Task details
Skip the pictures and extract all of the lines exactly as written.

+---+

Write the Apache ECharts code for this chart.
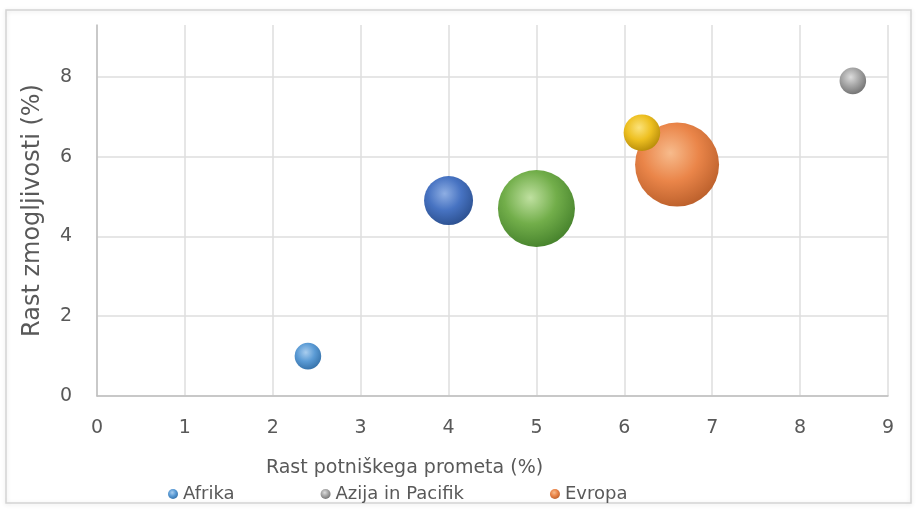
<!DOCTYPE html>
<html lang="sl">
<head>
    <meta charset="UTF-8">
    <title>Rast zmogljivosti in prometa</title>
    <script src="https://cdn.jsdelivr.net/npm/echarts@6/dist/echarts.min.js"></script>
    <style>
        html, body {margin: 0; padding: 0; background: #fff;}
        #main {width: 917px; height: 513px;}
    </style>
</head>
<body>
<div id="main"></div>
</body>
<script>
    // data
    var regions = ["Afrika", "Azija in Pacifik", "Evropa", "Latinska Amerika", "Bližnji vzhod", "Severna Amerika"];
    var legendNames = ["Afrika", "Azija in Pacifik", "Evropa"];
    var trafficGrowth = [2.4, 8.6, 6.6, 6.2, 4.0, 5.0];   // x, %
    var capacityGrowth = [1.0, 7.9, 5.8, 6.6, 4.9, 4.7];  // y, %
    var bubbleSize = [10, 10, 100, 19, 34, 84];           // relative size
    var xTicks = [0, 1, 2, 3, 4, 5, 6, 7, 8, 9];
    var yTicks = [0, 2, 4, 6, 8];

    // highlight, base, rim for each sphere
    var shades = [
        ["#a9cdee", "#5b9bd5", "#3470a8"],
        ["#dcdcdc", "#a5a5a5", "#707070"],
        ["#f7bb8c", "#ea8549", "#b95e2a"],
        ["#fbe27a", "#eec021", "#b58a08"],
        ["#8eaee3", "#4773c2", "#2b4f8e"],
        ["#bfe0a0", "#72ae4a", "#44802b"]
    ];

    function sphere(s) {
        return {
            type: "radial", x: 0.42, y: 0.36, r: 0.68,
            colorStops: [
                {offset: 0, color: s[0]},
                {offset: 0.5, color: s[1]},
                {offset: 1, color: s[2]}
            ]
        };
    }

    var maxBubble = 84; // px diameter of the biggest bubble
    var series = regions.map(function (name, i) {
        return {
            name: name,
            type: "scatter",
            data: [[trafficGrowth[i], capacityGrowth[i], bubbleSize[i]]],
            symbolSize: function (v) {
                return maxBubble * Math.sqrt(v[2] / 100);
            },
            itemStyle: {color: sphere(shades[i]), opacity: 1},
            emphasis: {disabled: true}
        };
    });

    var textColor = "#595959";
    var font = "DejaVu Sans";

    var MyChart = echarts.init(document.getElementById("main"));
    var option = {
        animation: false,
        backgroundColor: "#fff",
        textStyle: {fontFamily: font},
        graphic: [{
            type: "rect",
            shape: {x: 6, y: 10, width: 905, height: 493},
            style: {fill: "none", stroke: "#d4d4d4", lineWidth: 1.5,
                shadowBlur: 4, shadowColor: "rgba(0,0,0,0.12)", shadowOffsetY: 1},
            silent: true
        }],
        grid: {left: 97, right: 29, top: 25, bottom: 117},
        legend: {
            data: legendNames,
            left: 163,
            top: 480,
            icon: "circle",
            itemWidth: 10,
            itemHeight: 10,
            itemGap: 86,
            textStyle: {color: textColor, fontSize: 18, fontFamily: font}
        },
        xAxis: {
            type: "value",
            min: xTicks[0],
            max: xTicks[xTicks.length - 1],
            interval: 1,
            name: "Rast potniškega prometa (%)",
            nameLocation: "middle",
            nameGap: 63,
            nameTextStyle: {color: textColor, fontSize: 19, fontFamily: font, padding: [0, 176, 0, 0]},
            axisLine: {lineStyle: {color: "#bfbfbf", width: 1.5}},
            axisTick: {show: false},
            axisLabel: {color: textColor, fontSize: 19, margin: 23},
            splitLine: {lineStyle: {color: "#dedede", width: 1.5}}
        },
        yAxis: {
            type: "value",
            min: yTicks[0],
            max: 9.3,
            interval: 2,
            name: "Rast zmogljivosti (%)",
            nameLocation: "middle",
            nameGap: 52,
            nameTextStyle: {color: textColor, fontSize: 24, fontFamily: font},
            axisLine: {show: true, lineStyle: {color: "#bfbfbf", width: 1.5}},
            axisTick: {show: false},
            axisLabel: {color: textColor, fontSize: 19, margin: 25, showMaxLabel: false},
            splitLine: {showMaxLine: false, lineStyle: {color: "#dedede", width: 1.5}}
        },
        series: series
    };
    MyChart.setOption(option);
</script>
</html>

+---+

Response to the task
Write the Apache ECharts code for this chart.
<!DOCTYPE html>
<html lang="sl">
<head>
    <meta charset="UTF-8">
    <title>Rast zmogljivosti in prometa</title>
    <script src="https://cdn.jsdelivr.net/npm/echarts@6/dist/echarts.min.js"></script>
    <style>
        html, body {margin: 0; padding: 0; background: #fff;}
        #main {width: 917px; height: 513px;}
    </style>
</head>
<body>
<div id="main"></div>
</body>
<script>
    // data
    var regions = ["Afrika", "Azija in Pacifik", "Evropa", "Latinska Amerika", "Bližnji vzhod", "Severna Amerika"];
    var legendNames = ["Afrika", "Azija in Pacifik", "Evropa"];
    var trafficGrowth = [2.4, 8.6, 6.6, 6.2, 4.0, 5.0];   // x, %
    var capacityGrowth = [1.0, 7.9, 5.8, 6.6, 4.9, 4.7];  // y, %
    var bubbleSize = [10, 10, 100, 19, 34, 84];           // relative size
    var xTicks = [0, 1, 2, 3, 4, 5, 6, 7, 8, 9];
    var yTicks = [0, 2, 4, 6, 8];

    // highlight, base, rim for each sphere
    var shades = [
        ["#a9cdee", "#5b9bd5", "#3470a8"],
        ["#dcdcdc", "#a5a5a5", "#707070"],
        ["#f7bb8c", "#ea8549", "#b95e2a"],
        ["#fbe27a", "#eec021", "#b58a08"],
        ["#8eaee3", "#4773c2", "#2b4f8e"],
        ["#bfe0a0", "#72ae4a", "#44802b"]
    ];

    function sphere(s) {
        return {
            type: "radial", x: 0.42, y: 0.36, r: 0.68,
            colorStops: [
                {offset: 0, color: s[0]},
                {offset: 0.5, color: s[1]},
                {offset: 1, color: s[2]}
            ]
        };
    }

    var maxBubble = 84; // px diameter of the biggest bubble
    var series = regions.map(function (name, i) {
        return {
            name: name,
            type: "scatter",
            data: [[trafficGrowth[i], capacityGrowth[i], bubbleSize[i]]],
            symbolSize: function (v) {
                return maxBubble * Math.sqrt(v[2] / 100);
            },
            itemStyle: {color: sphere(shades[i]), opacity: 1},
            emphasis: {disabled: true}
        };
    });

    var textColor = "#595959";
    var font = "DejaVu Sans";

    var MyChart = echarts.init(document.getElementById("main"));
    var option = {
        animation: false,
        backgroundColor: "#fff",
        textStyle: {fontFamily: font},
        graphic: [{
            type: "rect",
            shape: {x: 6, y: 10, width: 905, height: 493},
            style: {fill: "none", stroke: "#d4d4d4", lineWidth: 1.5,
                shadowBlur: 4, shadowColor: "rgba(0,0,0,0.12)", shadowOffsetY: 1},
            silent: true
        }],
        grid: {left: 97, right: 29, top: 25, bottom: 117},
        legend: {
            data: legendNames,
            left: 163,
            top: 480,
            icon: "circle",
            itemWidth: 10,
            itemHeight: 10,
            itemGap: 86,
            textStyle: {color: textColor, fontSize: 18, fontFamily: font}
        },
        xAxis: {
            type: "value",
            min: xTicks[0],
            max: xTicks[xTicks.length - 1],
            interval: 1,
            name: "Rast potniškega prometa (%)",
            nameLocation: "middle",
            nameGap: 63,
            nameTextStyle: {color: textColor, fontSize: 19, fontFamily: font, padding: [0, 176, 0, 0]},
            axisLine: {lineStyle: {color: "#bfbfbf", width: 1.5}},
            axisTick: {show: false},
            axisLabel: {color: textColor, fontSize: 19, margin: 23},
            splitLine: {lineStyle: {color: "#dedede", width: 1.5}}
        },
        yAxis: {
            type: "value",
            min: yTicks[0],
            max: 9.3,
            interval: 2,
            name: "Rast zmogljivosti (%)",
            nameLocation: "middle",
            nameGap: 52,
            nameTextStyle: {color: textColor, fontSize: 24, fontFamily: font},
            axisLine: {show: true, lineStyle: {color: "#bfbfbf", width: 1.5}},
            axisTick: {show: false},
            axisLabel: {color: textColor, fontSize: 19, margin: 25, showMaxLabel: false},
            splitLine: {showMaxLine: false, lineStyle: {color: "#dedede", width: 1.5}}
        },
        series: series
    };
    MyChart.setOption(option);
</script>
</html>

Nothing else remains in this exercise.